[begin Material provided]

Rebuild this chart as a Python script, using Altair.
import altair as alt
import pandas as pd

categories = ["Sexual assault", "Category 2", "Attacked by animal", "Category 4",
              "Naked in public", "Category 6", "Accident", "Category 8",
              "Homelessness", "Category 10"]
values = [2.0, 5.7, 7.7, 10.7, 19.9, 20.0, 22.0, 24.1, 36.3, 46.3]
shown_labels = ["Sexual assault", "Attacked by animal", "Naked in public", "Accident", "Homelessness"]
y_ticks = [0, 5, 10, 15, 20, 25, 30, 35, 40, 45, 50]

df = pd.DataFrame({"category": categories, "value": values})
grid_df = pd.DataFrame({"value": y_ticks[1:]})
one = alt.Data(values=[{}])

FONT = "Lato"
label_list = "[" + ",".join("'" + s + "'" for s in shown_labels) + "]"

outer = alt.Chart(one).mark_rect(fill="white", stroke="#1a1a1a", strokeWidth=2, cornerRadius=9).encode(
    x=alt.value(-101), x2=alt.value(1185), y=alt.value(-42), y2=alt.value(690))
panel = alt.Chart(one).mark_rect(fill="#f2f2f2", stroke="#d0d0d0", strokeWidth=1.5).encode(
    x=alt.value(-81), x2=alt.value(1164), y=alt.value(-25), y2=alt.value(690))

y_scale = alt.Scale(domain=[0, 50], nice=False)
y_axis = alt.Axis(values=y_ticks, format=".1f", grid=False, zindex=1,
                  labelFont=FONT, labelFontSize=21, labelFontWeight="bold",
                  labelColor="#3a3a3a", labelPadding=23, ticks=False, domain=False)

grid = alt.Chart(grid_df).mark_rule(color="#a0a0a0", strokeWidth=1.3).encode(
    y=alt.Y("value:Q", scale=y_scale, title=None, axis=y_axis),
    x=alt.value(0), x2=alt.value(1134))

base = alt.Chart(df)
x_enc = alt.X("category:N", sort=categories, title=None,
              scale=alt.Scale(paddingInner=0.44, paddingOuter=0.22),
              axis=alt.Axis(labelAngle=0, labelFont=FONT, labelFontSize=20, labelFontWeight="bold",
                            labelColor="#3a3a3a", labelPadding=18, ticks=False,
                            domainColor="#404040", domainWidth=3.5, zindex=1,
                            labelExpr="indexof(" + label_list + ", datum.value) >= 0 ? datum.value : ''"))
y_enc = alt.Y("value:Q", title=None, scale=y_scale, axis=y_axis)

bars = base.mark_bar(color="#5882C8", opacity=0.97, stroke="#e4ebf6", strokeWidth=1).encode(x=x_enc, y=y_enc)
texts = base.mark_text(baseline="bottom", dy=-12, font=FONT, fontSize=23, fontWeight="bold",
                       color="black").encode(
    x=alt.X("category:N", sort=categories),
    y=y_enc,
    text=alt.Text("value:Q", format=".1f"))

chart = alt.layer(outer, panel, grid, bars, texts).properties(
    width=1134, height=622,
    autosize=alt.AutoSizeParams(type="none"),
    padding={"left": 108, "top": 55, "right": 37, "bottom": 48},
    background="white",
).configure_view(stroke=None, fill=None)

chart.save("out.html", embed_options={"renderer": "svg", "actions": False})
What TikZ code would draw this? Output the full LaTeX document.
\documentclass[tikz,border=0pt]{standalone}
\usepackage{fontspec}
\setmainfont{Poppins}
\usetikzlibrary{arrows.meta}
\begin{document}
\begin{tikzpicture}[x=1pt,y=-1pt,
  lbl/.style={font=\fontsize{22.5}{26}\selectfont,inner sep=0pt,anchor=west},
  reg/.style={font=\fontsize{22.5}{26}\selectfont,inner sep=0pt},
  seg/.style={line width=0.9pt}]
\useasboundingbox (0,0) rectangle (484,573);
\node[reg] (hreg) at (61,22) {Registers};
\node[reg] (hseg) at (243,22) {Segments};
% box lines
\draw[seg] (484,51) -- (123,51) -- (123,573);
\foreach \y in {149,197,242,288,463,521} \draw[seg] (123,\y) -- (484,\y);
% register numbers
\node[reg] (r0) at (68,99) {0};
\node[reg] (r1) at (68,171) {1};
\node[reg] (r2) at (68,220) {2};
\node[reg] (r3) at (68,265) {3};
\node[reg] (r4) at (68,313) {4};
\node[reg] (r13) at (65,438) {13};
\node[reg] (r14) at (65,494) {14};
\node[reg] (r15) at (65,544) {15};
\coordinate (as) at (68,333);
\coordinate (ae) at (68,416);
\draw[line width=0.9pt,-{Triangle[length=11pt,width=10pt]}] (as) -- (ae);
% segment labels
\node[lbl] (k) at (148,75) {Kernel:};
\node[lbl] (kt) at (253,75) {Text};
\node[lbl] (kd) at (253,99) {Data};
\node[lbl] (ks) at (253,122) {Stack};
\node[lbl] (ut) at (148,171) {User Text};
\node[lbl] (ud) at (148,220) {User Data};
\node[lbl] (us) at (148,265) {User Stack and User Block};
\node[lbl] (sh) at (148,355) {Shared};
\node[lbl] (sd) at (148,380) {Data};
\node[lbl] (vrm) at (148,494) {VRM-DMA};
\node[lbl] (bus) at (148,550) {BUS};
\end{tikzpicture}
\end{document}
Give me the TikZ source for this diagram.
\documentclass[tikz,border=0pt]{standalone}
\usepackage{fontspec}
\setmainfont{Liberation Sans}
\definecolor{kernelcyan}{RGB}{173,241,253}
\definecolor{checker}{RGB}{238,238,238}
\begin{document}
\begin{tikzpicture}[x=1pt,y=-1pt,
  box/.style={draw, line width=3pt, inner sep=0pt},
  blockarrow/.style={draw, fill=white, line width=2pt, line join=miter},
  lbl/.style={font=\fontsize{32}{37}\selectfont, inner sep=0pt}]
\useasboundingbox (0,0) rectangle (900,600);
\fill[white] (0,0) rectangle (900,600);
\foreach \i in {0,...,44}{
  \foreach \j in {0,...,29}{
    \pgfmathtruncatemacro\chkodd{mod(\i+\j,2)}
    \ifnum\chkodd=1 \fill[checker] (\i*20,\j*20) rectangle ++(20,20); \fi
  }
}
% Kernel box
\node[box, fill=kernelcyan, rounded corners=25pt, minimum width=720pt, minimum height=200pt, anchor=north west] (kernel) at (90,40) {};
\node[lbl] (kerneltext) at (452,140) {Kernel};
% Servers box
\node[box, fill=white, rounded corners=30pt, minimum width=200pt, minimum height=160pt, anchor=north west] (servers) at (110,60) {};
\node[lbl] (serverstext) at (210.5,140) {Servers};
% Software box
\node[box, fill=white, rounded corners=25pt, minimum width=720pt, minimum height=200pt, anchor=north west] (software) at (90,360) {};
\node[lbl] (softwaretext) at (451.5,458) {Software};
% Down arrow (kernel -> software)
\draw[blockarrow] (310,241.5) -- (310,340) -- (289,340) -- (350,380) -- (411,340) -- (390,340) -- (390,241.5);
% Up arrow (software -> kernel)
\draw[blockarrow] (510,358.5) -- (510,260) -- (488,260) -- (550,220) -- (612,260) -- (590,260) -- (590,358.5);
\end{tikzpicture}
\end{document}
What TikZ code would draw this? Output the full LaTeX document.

[end Material provided]

**What you will do:**
Print, please, the lines above from the very first through the one that holds "x=alt.value(0), x2=alt.value(1134))", both included, word for word and with nothing else.

**Task solution:**
Rebuild this chart as a Python script, using Altair.
import altair as alt
import pandas as pd

categories = ["Sexual assault", "Category 2", "Attacked by animal", "Category 4",
              "Naked in public", "Category 6", "Accident", "Category 8",
              "Homelessness", "Category 10"]
values = [2.0, 5.7, 7.7, 10.7, 19.9, 20.0, 22.0, 24.1, 36.3, 46.3]
shown_labels = ["Sexual assault", "Attacked by animal", "Naked in public", "Accident", "Homelessness"]
y_ticks = [0, 5, 10, 15, 20, 25, 30, 35, 40, 45, 50]

df = pd.DataFrame({"category": categories, "value": values})
grid_df = pd.DataFrame({"value": y_ticks[1:]})
one = alt.Data(values=[{}])

FONT = "Lato"
label_list = "[" + ",".join("'" + s + "'" for s in shown_labels) + "]"

outer = alt.Chart(one).mark_rect(fill="white", stroke="#1a1a1a", strokeWidth=2, cornerRadius=9).encode(
    x=alt.value(-101), x2=alt.value(1185), y=alt.value(-42), y2=alt.value(690))
panel = alt.Chart(one).mark_rect(fill="#f2f2f2", stroke="#d0d0d0", strokeWidth=1.5).encode(
    x=alt.value(-81), x2=alt.value(1164), y=alt.value(-25), y2=alt.value(690))

y_scale = alt.Scale(domain=[0, 50], nice=False)
y_axis = alt.Axis(values=y_ticks, format=".1f", grid=False, zindex=1,
                  labelFont=FONT, labelFontSize=21, labelFontWeight="bold",
                  labelColor="#3a3a3a", labelPadding=23, ticks=False, domain=False)

grid = alt.Chart(grid_df).mark_rule(color="#a0a0a0", strokeWidth=1.3).encode(
    y=alt.Y("value:Q", scale=y_scale, title=None, axis=y_axis),
    x=alt.value(0), x2=alt.value(1134))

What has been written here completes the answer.